6.9.23

Conselho de Estado e o desprestígio das instituições

 


«Pode ser uma idealização do passado, mas tenho ideia de ter havido um tempo em que os Presidentes da República marcavam reuniões do Conselho de Estado porque queriam ser realmente aconselhados. Ou porque queriam sinalizar o primeiro passo para uma decisão importante. Como é óbvio, não se marcavam segundas partes de reuniões, para meses depois, porque aqueles eram momentos solenes, com gravidade política.

Não passaria pela cabeça a um Presidente da República convoca o Conselho de Estado para dar recados ao primeiro-ministro. Para isso tem os encontros de quintas-feiras. O Conselho de Estado não serve para o Presidente aconselhar o governo, serve para ser aconselhado. E muito menos serve para o Presidente falar ao país sobre o governo de forma a não poder ser indesmentivelmente citado.

Até porque, nesse tempo que talvez esteja a idealizar, não se sabia o que era dito no Conselho de Estado. Não se sabia o que o Presidente dizia, nem o que diziam os conselheiros. Nem os próprios o tornavam público. E ainda menos se saberia se o primeiro-ministro ficava em silêncio ou falava.

Poucos minutos depois do Conselho de Estado ter terminado, algum (ou alguns) conselheiro passou para a comunicação social, com pormenor, o que lá se passou. Não é a primeira vez. Saberá que violou uma regra essencial para lá se sentar. Não é por secretismo que essa regra existe. É porque se a sessão fosse publica não seria para aconselhar o Presidente, seria para fazer comícios para fora. E o órgão, que já é um pouco decorativo, torna-se-ia absurdo.
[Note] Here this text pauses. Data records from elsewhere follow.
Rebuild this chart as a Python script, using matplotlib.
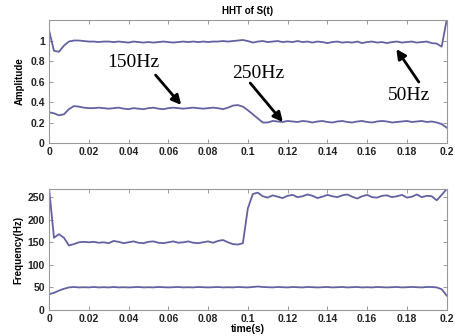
import numpy as np
import matplotlib.pyplot as plt

# amplitude of the 50Hz and 150Hz/250Hz components (0.0025 s steps)
amp_50 = [1.10, 0.90, 0.89, 0.95, 0.99, 1.00, 1.00, 0.995, 0.99, 0.99,
          0.985, 0.99, 0.99, 0.985, 0.99, 0.985, 0.98, 0.99, 0.985, 0.98,
          0.985, 0.98, 0.985, 0.99, 0.985, 0.98, 0.985, 0.99, 0.985, 0.99,
          0.985, 0.99, 0.985, 0.99, 0.99, 0.995, 0.99, 0.995, 1.00, 1.005,
          0.995, 0.98, 0.99, 0.995, 0.985, 0.99, 0.995, 0.985, 0.99, 0.985,
          0.995, 0.985, 0.99, 0.98, 0.99, 0.985, 0.975, 0.985, 0.99, 0.98,
          0.985, 0.98, 0.99, 0.975, 0.985, 0.99, 0.98, 0.985, 0.975, 0.985,
          0.99, 0.98, 0.985, 0.99, 0.98, 0.985, 0.99, 0.975, 0.97, 0.94, 1.20]
amp_hi = [0.30, 0.29, 0.27, 0.28, 0.33, 0.36, 0.355, 0.345, 0.34, 0.34,
          0.345, 0.34, 0.335, 0.34, 0.345, 0.335, 0.33, 0.34, 0.335, 0.33,
          0.34, 0.345, 0.335, 0.33, 0.34, 0.345, 0.34, 0.335, 0.34, 0.345,
          0.34, 0.335, 0.34, 0.345, 0.34, 0.33, 0.345, 0.365, 0.37, 0.355,
          0.32, 0.28, 0.24, 0.20, 0.20, 0.215, 0.21, 0.205, 0.215, 0.21,
          0.205, 0.215, 0.21, 0.20, 0.21, 0.215, 0.205, 0.20, 0.21, 0.215,
          0.205, 0.20, 0.21, 0.215, 0.205, 0.20, 0.21, 0.215, 0.21, 0.20,
          0.205, 0.21, 0.215, 0.205, 0.21, 0.215, 0.205, 0.21, 0.20, 0.185, 0.15]

# instantaneous frequency (Hz)
freq_hi = [270, 160, 168, 160, 143, 146, 150, 151, 150, 151,
           149, 150, 148, 153, 151, 148, 150, 152, 149, 148,
           151, 152, 149, 148, 150, 152, 149, 150, 152, 149,
           148, 150, 152, 149, 153, 155, 150, 146, 145, 148,
           225, 257, 260, 252, 249, 254, 251, 248, 253, 255,
           250, 252, 256, 253, 248, 251, 255, 252, 250, 254,
           256, 251, 247, 252, 255, 250, 249, 253, 254, 250,
           252, 255, 249, 251, 256, 250, 253, 252, 243, 255, 268]
freq_50 = [35, 38, 43, 47, 50, 51, 50, 50.5, 50, 51,
           50, 50.5, 50, 51, 50, 50.5, 50, 50.5, 51, 50,
           50.5, 50, 51, 50.5, 50, 50.5, 51, 50, 50.5, 50,
           51, 50.5, 50, 50.5, 51, 50, 50.5, 50, 51, 50.5,
           50, 51, 52, 51, 50.5, 50, 51, 50.5, 50, 51,
           50.5, 50, 51, 50.5, 50, 50.5, 51, 50, 50.5, 51,
           50, 50.5, 51, 50, 50.5, 50, 51, 50.5, 50, 50.5,
           51, 50, 50.5, 51, 50.5, 50, 51, 51, 50, 46, 32]

x_ticks = [0, 0.02, 0.04, 0.06, 0.08, 0.1, 0.12, 0.14, 0.16, 0.18, 0.2]
x_labels = ['0', '0.02', '0.04', '0.06', '0.08', '0.1', '0.12', '0.14', '0.16', '0.18', '0.2']
amp_ticks = [0, 0.2, 0.4, 0.6, 0.8, 1]
amp_labels = ['0', '0.2', '0.4', '0.6', '0.8', '1']
freq_ticks = [0, 50, 100, 150, 200, 250]

line_color = '#6262a2'
plt.rcParams['font.family'] = ['Liberation Sans', 'DejaVu Sans']

fig = plt.figure(figsize=(4.56, 3.36), dpi=100)
ax1 = fig.add_axes([0.1075, 0.5744, 0.872, 0.366])
ax2 = fig.add_axes([0.1075, 0.0774, 0.872, 0.360])


def t_of(vals):
    return np.linspace(0, 0.2, len(vals))


ax1.plot(t_of(amp_50), amp_50, color=line_color, lw=1.3)
ax1.plot(t_of(amp_hi), amp_hi, color=line_color, lw=1.3)
ax2.plot(t_of(freq_hi), freq_hi, color=line_color, lw=1.3)
ax2.plot(t_of(freq_50), freq_50, color=line_color, lw=1.3)

ax1.set_ylim(0, 1.2)
ax2.set_ylim(0, 268)
ax1.set_yticks(amp_ticks)
ax1.set_yticklabels(amp_labels)
ax2.set_yticks(freq_ticks)

for ax in (ax1, ax2):
    ax.set_xlim(0, 0.2)
    ax.set_xticks(x_ticks)
    ax.set_xticklabels(x_labels)
    ax.tick_params(direction='in', top=True, right=True, length=3, width=0.6,
                   color='#888888', labelsize=7.5, pad=3)
    for lab in ax.get_xticklabels() + ax.get_yticklabels():
        lab.set_fontweight('bold')
        lab.set_color('#222222')
    for sp in ax.spines.values():
        sp.set_color('#999999')
        sp.set_linewidth(0.8)

ax1.set_title('HHT of S(t)', fontsize=7, fontweight='bold', pad=4)
ax1.set_ylabel('Amplitude', fontsize=7, fontweight='bold', labelpad=4)
ax2.set_ylabel('Frequency(Hz)', fontsize=7, fontweight='bold', labelpad=3)
ax2.set_xlabel('time(s)', fontsize=7.5, fontweight='bold', labelpad=0)

arrow = dict(arrowstyle='-|>', color='black', lw=2, mutation_scale=14,
             shrinkA=0, shrinkB=0)
serif = ['Liberation Serif', 'DejaVu Serif']
ax1.text(0.0424, 0.79, '150Hz', family=serif, fontsize=14, ha='center', va='center')
ax1.annotate('', xy=(0.0665, 0.371), xytext=(0.0536, 0.663), arrowprops=arrow)
ax1.text(0.1052, 0.683, '250Hz', family=serif, fontsize=14, ha='center', va='center')
ax1.annotate('', xy=(0.1176, 0.205), xytext=(0.1012, 0.585), arrowprops=arrow)
ax1.text(0.181, 0.468, '50Hz', family=serif, fontsize=14, ha='center', va='center')
ax1.annotate('', xy=(0.1747, 0.917), xytext=(0.186, 0.595), arrowprops=arrow)

fig.savefig('out.png', dpi=100)
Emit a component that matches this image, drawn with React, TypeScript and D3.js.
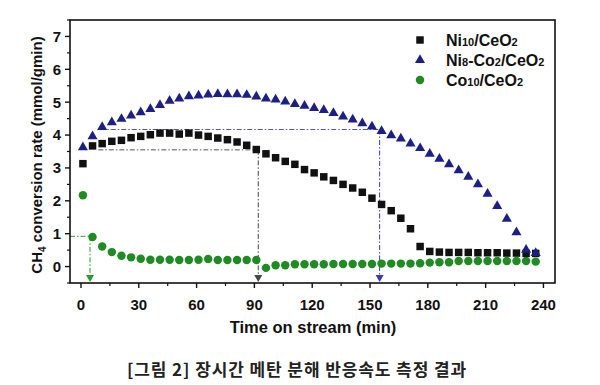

Num órgão assim, quando o recato não é garantido, o primeiro-ministro não tem nada a dizer. Porque podendo fazer declarações públicas ou privadas, não há de querer fazer declarações semiprivadas para serem narradas por adversários. Costa terá feito uma birra infantil. Mas, depois deste Conselho de Estado, talvez tenha de passar a ser a sua postura permanente naquele órgão. Ouvir muito, dizer nada.

Senadores, comentadores e dirigentes políticos lamentam este tempo de desinstitucionalização da política, cheio de perigos para a democracia a que chamam liberal. Infelizmente, essa desinstitucionalização não vem apenas de deputados que urram no parlamento quando recebemos um chefe de Estado estrangeiro. Vem de quem não está à altura do cargo que ocupa, apesar de adorar ver na Wikipédia o título de conselheiro, patamar quase superior ao de comendador.

Marcelo Rebelo de Sousa tem a qualidade da informalidade, que em vários momentos o aproximou dos cidadãos quando todo o Estado faltou. Recordo-me dos fogos de Pedrógão, do imigrante algarvio espancado, do bairro da Jamaica e de muitos outros. Ser popular pode ser um antídoto contra o populismo. Ao contrário de muitos, acho que o “Marselfie” é uma alcunha simpática que simboliza uma enorme qualidade política do Presidente. O problema é a incapacidade de mudar de registo quando o registo tem mesmo de ser diferente.

A forma como tem usado as reuniões do Conselho de Estado para aquilo que elas não servem – desde sala de receção de figuras estrangeiras a momentos para alimentar tensão política com o executivo – é um convite. Um convite a que alguém que participa naqueles reuniões leve até às últimas consequências o que parece ser o seu desejo: fazer delas pequenos factos políticos de guerrilha institucional.

Depois destas indiscrições, o Conselho de Estado, que serviria de pouco, passou a ter uma única função: desprestigiar as instituições, mostrando que lá se senta quem não se poderia sentar, porque é incapaz de guardar o recato mínimo exigido. E a culpa não é dos jornalistas, que se limitam a fazer o seu trabalho, que não é manter outro segredo que não seja a identidade da sua fonte. Não será o legado mais importante deste Presidente. Mas fica na sua conta. Contribui, para o bem e muitas vezes para o mal, para uma certa vulgarização de tudo. E nisso, já se sabe, terá sempre companhia.»